Start of Given records
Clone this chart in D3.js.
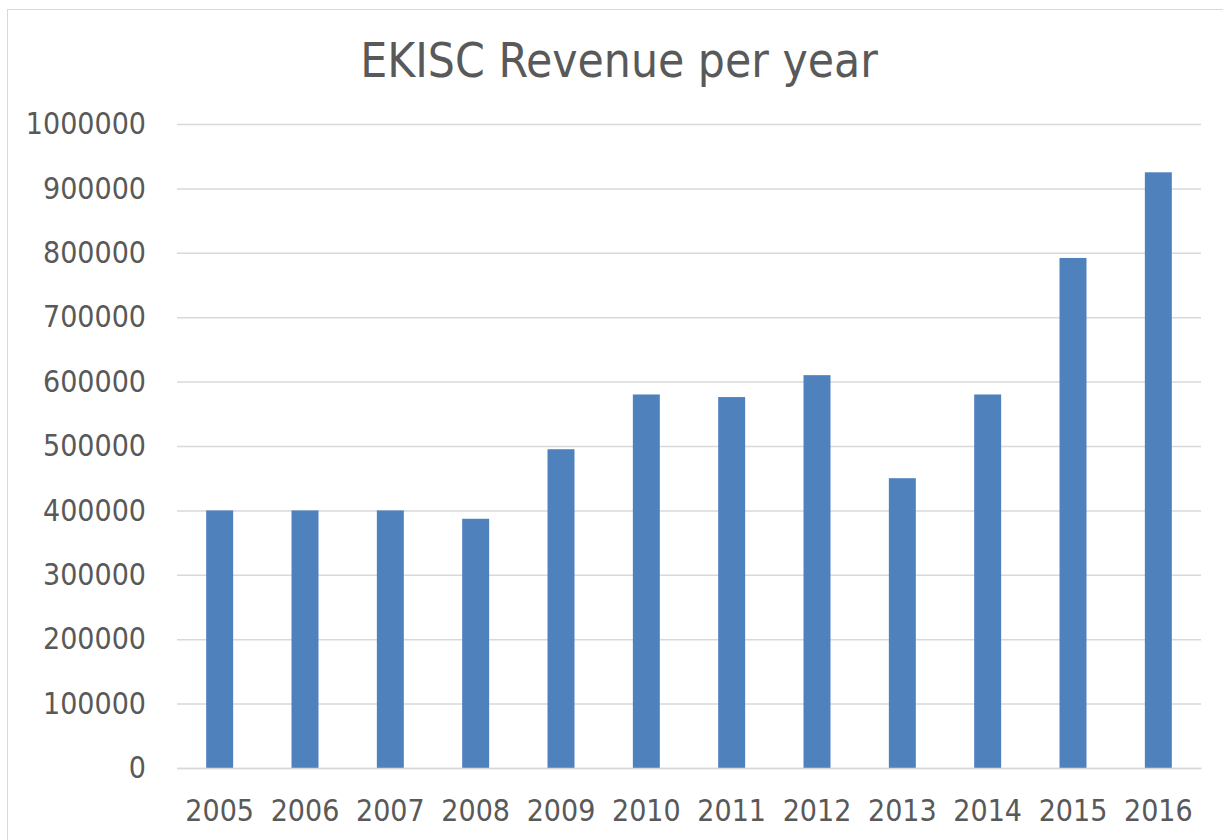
End of Given records
Start of Given records
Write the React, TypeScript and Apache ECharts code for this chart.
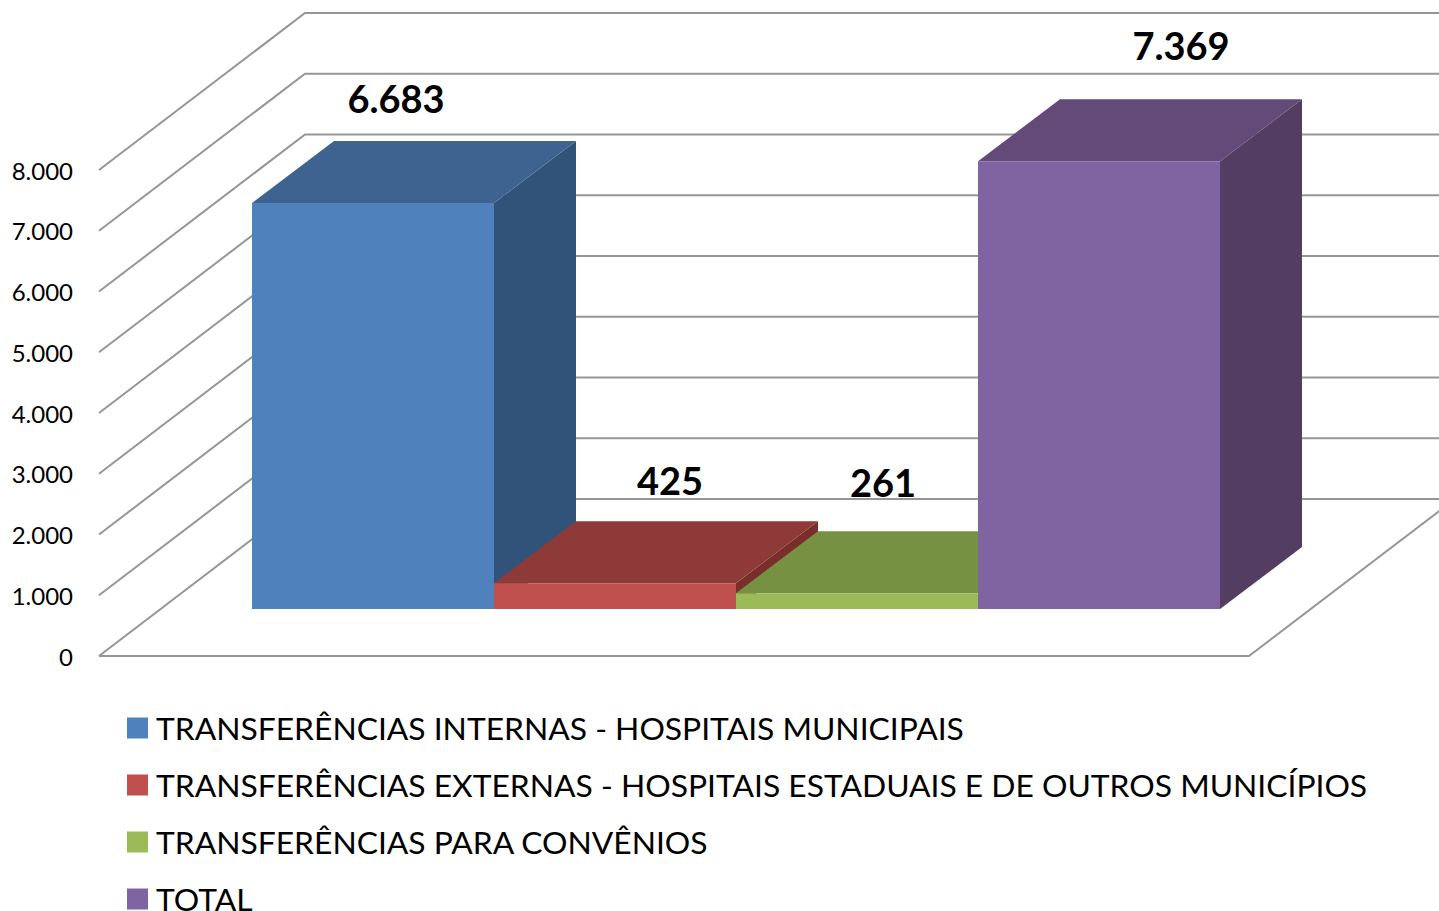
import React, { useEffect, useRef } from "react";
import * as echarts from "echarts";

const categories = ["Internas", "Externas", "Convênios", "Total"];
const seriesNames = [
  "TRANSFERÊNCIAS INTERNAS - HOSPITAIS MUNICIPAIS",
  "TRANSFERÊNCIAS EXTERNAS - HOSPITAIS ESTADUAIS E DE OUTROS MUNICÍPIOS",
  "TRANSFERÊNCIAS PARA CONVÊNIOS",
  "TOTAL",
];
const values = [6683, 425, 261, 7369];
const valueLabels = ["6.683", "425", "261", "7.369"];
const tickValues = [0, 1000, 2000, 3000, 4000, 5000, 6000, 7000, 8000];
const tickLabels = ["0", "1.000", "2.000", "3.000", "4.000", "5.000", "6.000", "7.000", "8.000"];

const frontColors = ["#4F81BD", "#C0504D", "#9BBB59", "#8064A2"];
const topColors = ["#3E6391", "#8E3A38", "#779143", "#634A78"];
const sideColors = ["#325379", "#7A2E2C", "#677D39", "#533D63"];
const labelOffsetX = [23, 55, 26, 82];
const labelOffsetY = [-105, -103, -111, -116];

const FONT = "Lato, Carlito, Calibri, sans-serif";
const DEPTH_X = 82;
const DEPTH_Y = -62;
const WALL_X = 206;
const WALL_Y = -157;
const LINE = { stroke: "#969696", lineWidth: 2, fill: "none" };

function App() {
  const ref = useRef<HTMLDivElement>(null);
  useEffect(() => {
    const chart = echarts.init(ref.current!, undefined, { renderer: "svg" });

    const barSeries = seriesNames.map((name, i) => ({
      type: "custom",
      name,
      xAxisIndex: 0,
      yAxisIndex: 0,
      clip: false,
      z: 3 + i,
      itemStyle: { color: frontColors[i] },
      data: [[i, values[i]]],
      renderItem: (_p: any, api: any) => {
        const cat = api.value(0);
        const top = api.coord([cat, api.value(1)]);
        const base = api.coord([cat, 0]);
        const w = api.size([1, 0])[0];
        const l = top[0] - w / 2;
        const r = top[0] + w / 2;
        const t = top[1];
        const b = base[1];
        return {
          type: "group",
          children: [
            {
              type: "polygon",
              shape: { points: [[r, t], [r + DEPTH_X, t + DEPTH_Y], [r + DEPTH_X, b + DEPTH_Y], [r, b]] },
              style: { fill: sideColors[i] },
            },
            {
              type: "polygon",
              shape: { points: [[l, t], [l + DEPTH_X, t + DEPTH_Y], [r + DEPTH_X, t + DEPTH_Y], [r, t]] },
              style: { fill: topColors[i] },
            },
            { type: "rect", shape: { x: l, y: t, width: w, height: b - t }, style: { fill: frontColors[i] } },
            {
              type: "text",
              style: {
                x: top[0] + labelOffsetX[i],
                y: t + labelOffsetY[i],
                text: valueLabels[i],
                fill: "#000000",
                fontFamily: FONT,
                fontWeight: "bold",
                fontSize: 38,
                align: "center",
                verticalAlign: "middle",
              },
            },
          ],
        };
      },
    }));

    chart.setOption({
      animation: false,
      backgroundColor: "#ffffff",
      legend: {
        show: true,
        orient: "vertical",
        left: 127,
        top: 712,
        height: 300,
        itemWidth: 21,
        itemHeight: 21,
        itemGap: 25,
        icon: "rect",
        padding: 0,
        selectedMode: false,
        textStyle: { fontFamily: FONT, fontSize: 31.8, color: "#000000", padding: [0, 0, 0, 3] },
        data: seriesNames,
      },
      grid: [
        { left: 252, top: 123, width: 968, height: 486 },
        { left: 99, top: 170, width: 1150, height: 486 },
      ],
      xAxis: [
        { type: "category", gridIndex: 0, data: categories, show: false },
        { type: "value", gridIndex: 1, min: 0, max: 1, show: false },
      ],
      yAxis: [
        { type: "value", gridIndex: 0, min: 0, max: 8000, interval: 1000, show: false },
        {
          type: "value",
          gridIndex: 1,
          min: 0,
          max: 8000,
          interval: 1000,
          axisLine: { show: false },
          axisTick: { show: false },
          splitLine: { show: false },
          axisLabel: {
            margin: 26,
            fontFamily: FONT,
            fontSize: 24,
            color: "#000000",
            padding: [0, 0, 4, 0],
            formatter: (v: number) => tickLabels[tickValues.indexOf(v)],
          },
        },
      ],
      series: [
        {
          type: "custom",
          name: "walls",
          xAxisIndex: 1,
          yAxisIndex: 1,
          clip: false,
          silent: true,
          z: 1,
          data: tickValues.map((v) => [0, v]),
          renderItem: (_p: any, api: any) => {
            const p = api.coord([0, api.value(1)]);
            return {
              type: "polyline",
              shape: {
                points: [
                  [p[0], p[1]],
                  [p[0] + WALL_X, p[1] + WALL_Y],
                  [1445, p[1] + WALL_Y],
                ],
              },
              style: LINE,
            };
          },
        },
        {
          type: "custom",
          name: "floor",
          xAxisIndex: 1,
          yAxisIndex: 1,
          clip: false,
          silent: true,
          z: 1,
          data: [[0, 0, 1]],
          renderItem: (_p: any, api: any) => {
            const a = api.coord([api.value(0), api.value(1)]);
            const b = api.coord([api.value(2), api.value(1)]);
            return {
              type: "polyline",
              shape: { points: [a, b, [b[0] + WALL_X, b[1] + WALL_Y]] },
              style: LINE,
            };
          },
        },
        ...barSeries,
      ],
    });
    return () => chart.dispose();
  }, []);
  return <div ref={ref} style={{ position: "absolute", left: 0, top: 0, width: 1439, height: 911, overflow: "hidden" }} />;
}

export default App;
End of Given records
**Short exercise**
In the listing above, find the line containing "Write the React, TypeScript" and the line containing "import * as", then return both of them and every line between, exactly, without pictures.

**Written solution**
Write the React, TypeScript and Apache ECharts code for this chart.
import React, { useEffect, useRef } from "react";
import * as echarts from "echarts";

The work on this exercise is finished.